PROMPT: Write out the listing below exactly, and omit any images you find in it.

— Start MATERIAL PROVIDED —

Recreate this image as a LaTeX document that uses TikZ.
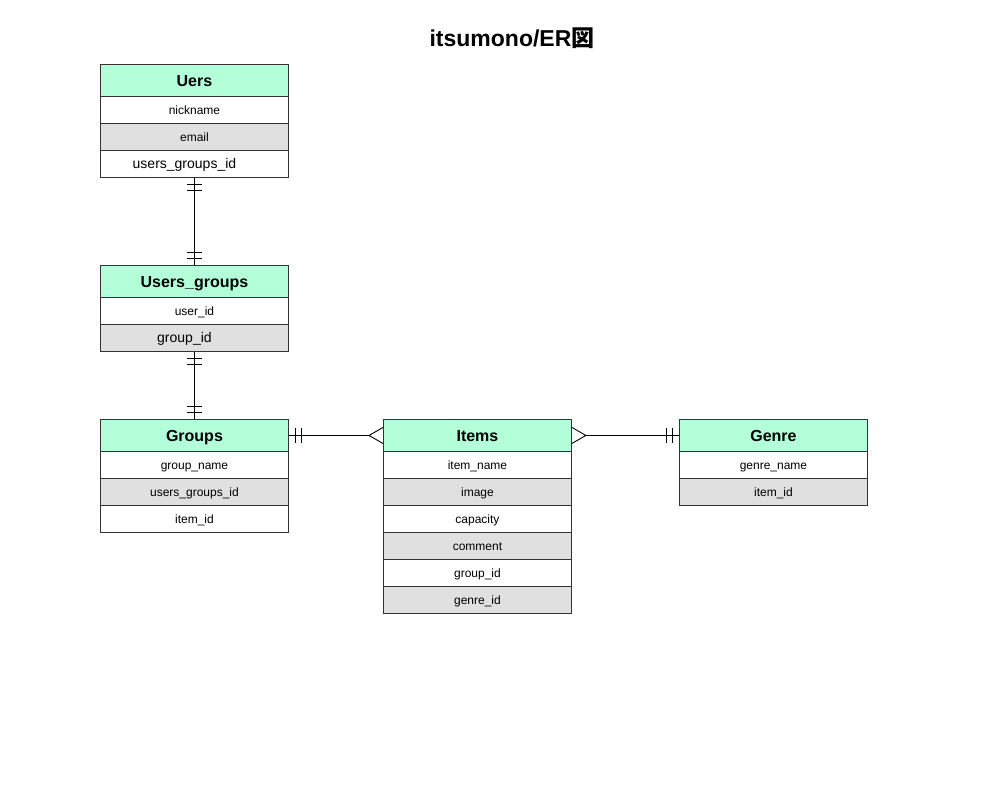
\documentclass[tikz,border=0pt]{standalone}
\usepackage{fontspec}
\setmainfont{Liberation Sans}
\newfontfamily\cjk{Noto Sans CJK JP}
\usetikzlibrary{decorations.markings}
\definecolor{mint}{HTML}{B3FFDA}
\definecolor{rowgray}{HTML}{E0E0E0}
\definecolor{edge}{HTML}{333333}
\tikzset{
  hdr/.style={draw=edge, line width=0.9pt, fill=mint, minimum width=188pt, minimum height=32pt, inner sep=0pt, text height=14pt, text depth=2.5pt, anchor=north west, font=\bfseries\fontsize{16}{18}\selectfont},
  fld/.style={draw=edge, line width=0.9pt, fill=white, minimum width=188pt, minimum height=27pt, inner sep=0pt, text height=11pt, text depth=2pt, anchor=north west, font=\fontsize{12}{14}\selectfont},
  fldg/.style={fld, fill=rowgray},
  bigfld/.style={font=\fontsize{14}{16}\selectfont, text height=12pt, text depth=2pt},
  conn/.style={draw=black, line width=0.9pt},
  barsstart/.style={postaction={decorate, decoration={markings,
      mark=at position 7pt with {\draw[line width=0.9pt] (0pt,-7.5pt) -- (0pt,7.5pt);},
      mark=at position 13pt with {\draw[line width=0.9pt] (0pt,-7.5pt) -- (0pt,7.5pt);}}}},
  barsend/.style={postaction={decorate, decoration={markings,
      mark=at position -7pt with {\draw[line width=0.9pt] (0pt,-7.5pt) -- (0pt,7.5pt);},
      mark=at position -13pt with {\draw[line width=0.9pt] (0pt,-7.5pt) -- (0pt,7.5pt);}}}},
  crow/.style={draw=black, line width=0.9pt}
}
\begin{document}
\begin{tikzpicture}[x=1pt,y=-1pt]
\useasboundingbox[fill=white] (0,0) rectangle (1000,800);

\node[font=\bfseries\fontsize{23}{26}\selectfont] (title) at (512,38) {itsumono/ER{\cjk 図}};

% Uers
\node[hdr] (uers) at (100,64) {Uers};
\node[fld] (u1) at (100,96) {nickname};
\node[fldg] (u2) at (100,123) {email};
\node[fld, bigfld] (u3) at (100,150) {users\_groups\_id\kern20pt};

% Users_groups
\node[hdr] (ug) at (100,265) {Users\_groups};
\node[fld] (ug1) at (100,297) {user\_id};
\node[fldg, bigfld] (ug2) at (100,324) {group\_id\kern20pt};

% Groups
\node[hdr] (groups) at (100,419) {Groups};
\node[fld] (g1) at (100,451) {group\_name};
\node[fldg] (g2) at (100,478) {users\_groups\_id};
\node[fld] (g3) at (100,505) {item\_id};

% Items
\node[hdr] (items) at (383,419) {Items};
\node[fld] (i1) at (383,451) {item\_name};
\node[fldg] (i2) at (383,478) {image};
\node[fld] (i3) at (383,505) {capacity};
\node[fldg] (i4) at (383,532) {comment};
\node[fld] (i5) at (383,559) {group\_id};
\node[fldg] (i6) at (383,586) {genre\_id};

% Genre
\node[hdr] (genre) at (679,419) {Genre};
\node[fld] (ge1) at (679,451) {genre\_name};
\node[fldg] (ge2) at (679,478) {item\_id};

% connectors
\draw[conn, barsstart, barsend] (u3.south) -- (ug.north);
\draw[conn, barsstart, barsend] (ug2.south) -- (groups.north);
\draw[conn, barsstart] (groups.east) -- ([xshift=-14pt]items.west);
\draw[crow] ([xshift=-14pt]items.west) -- ([yshift=8pt]items.west)
            ([xshift=-14pt]items.west) -- ([yshift=-8pt]items.west);
\draw[conn, barsend] ([xshift=14pt]items.east) -- (genre.west);
\draw[crow] ([xshift=14pt]items.east) -- ([yshift=8pt]items.east)
            ([xshift=14pt]items.east) -- ([yshift=-8pt]items.east);
\end{tikzpicture}
\end{document}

— End MATERIAL PROVIDED —

EXPECTED OUTPUT:
Recreate this image as a LaTeX document that uses TikZ.
\documentclass[tikz,border=0pt]{standalone}
\usepackage{fontspec}
\setmainfont{Liberation Sans}
\newfontfamily\cjk{Noto Sans CJK JP}
\usetikzlibrary{decorations.markings}
\definecolor{mint}{HTML}{B3FFDA}
\definecolor{rowgray}{HTML}{E0E0E0}
\definecolor{edge}{HTML}{333333}
\tikzset{
  hdr/.style={draw=edge, line width=0.9pt, fill=mint, minimum width=188pt, minimum height=32pt, inner sep=0pt, text height=14pt, text depth=2.5pt, anchor=north west, font=\bfseries\fontsize{16}{18}\selectfont},
  fld/.style={draw=edge, line width=0.9pt, fill=white, minimum width=188pt, minimum height=27pt, inner sep=0pt, text height=11pt, text depth=2pt, anchor=north west, font=\fontsize{12}{14}\selectfont},
  fldg/.style={fld, fill=rowgray},
  bigfld/.style={font=\fontsize{14}{16}\selectfont, text height=12pt, text depth=2pt},
  conn/.style={draw=black, line width=0.9pt},
  barsstart/.style={postaction={decorate, decoration={markings,
      mark=at position 7pt with {\draw[line width=0.9pt] (0pt,-7.5pt) -- (0pt,7.5pt);},
      mark=at position 13pt with {\draw[line width=0.9pt] (0pt,-7.5pt) -- (0pt,7.5pt);}}}},
  barsend/.style={postaction={decorate, decoration={markings,
      mark=at position -7pt with {\draw[line width=0.9pt] (0pt,-7.5pt) -- (0pt,7.5pt);},
      mark=at position -13pt with {\draw[line width=0.9pt] (0pt,-7.5pt) -- (0pt,7.5pt);}}}},
  crow/.style={draw=black, line width=0.9pt}
}
\begin{document}
\begin{tikzpicture}[x=1pt,y=-1pt]
\useasboundingbox[fill=white] (0,0) rectangle (1000,800);

\node[font=\bfseries\fontsize{23}{26}\selectfont] (title) at (512,38) {itsumono/ER{\cjk 図}};

% Uers
\node[hdr] (uers) at (100,64) {Uers};
\node[fld] (u1) at (100,96) {nickname};
\node[fldg] (u2) at (100,123) {email};
\node[fld, bigfld] (u3) at (100,150) {users\_groups\_id\kern20pt};

% Users_groups
\node[hdr] (ug) at (100,265) {Users\_groups};
\node[fld] (ug1) at (100,297) {user\_id};
\node[fldg, bigfld] (ug2) at (100,324) {group\_id\kern20pt};

% Groups
\node[hdr] (groups) at (100,419) {Groups};
\node[fld] (g1) at (100,451) {group\_name};
\node[fldg] (g2) at (100,478) {users\_groups\_id};
\node[fld] (g3) at (100,505) {item\_id};

% Items
\node[hdr] (items) at (383,419) {Items};
\node[fld] (i1) at (383,451) {item\_name};
\node[fldg] (i2) at (383,478) {image};
\node[fld] (i3) at (383,505) {capacity};
\node[fldg] (i4) at (383,532) {comment};
\node[fld] (i5) at (383,559) {group\_id};
\node[fldg] (i6) at (383,586) {genre\_id};

% Genre
\node[hdr] (genre) at (679,419) {Genre};
\node[fld] (ge1) at (679,451) {genre\_name};
\node[fldg] (ge2) at (679,478) {item\_id};

% connectors
\draw[conn, barsstart, barsend] (u3.south) -- (ug.north);
\draw[conn, barsstart, barsend] (ug2.south) -- (groups.north);
\draw[conn, barsstart] (groups.east) -- ([xshift=-14pt]items.west);
\draw[crow] ([xshift=-14pt]items.west) -- ([yshift=8pt]items.west)
            ([xshift=-14pt]items.west) -- ([yshift=-8pt]items.west);
\draw[conn, barsend] ([xshift=14pt]items.east) -- (genre.west);
\draw[crow] ([xshift=14pt]items.east) -- ([yshift=8pt]items.east)
            ([xshift=14pt]items.east) -- ([yshift=-8pt]items.east);
\end{tikzpicture}
\end{document}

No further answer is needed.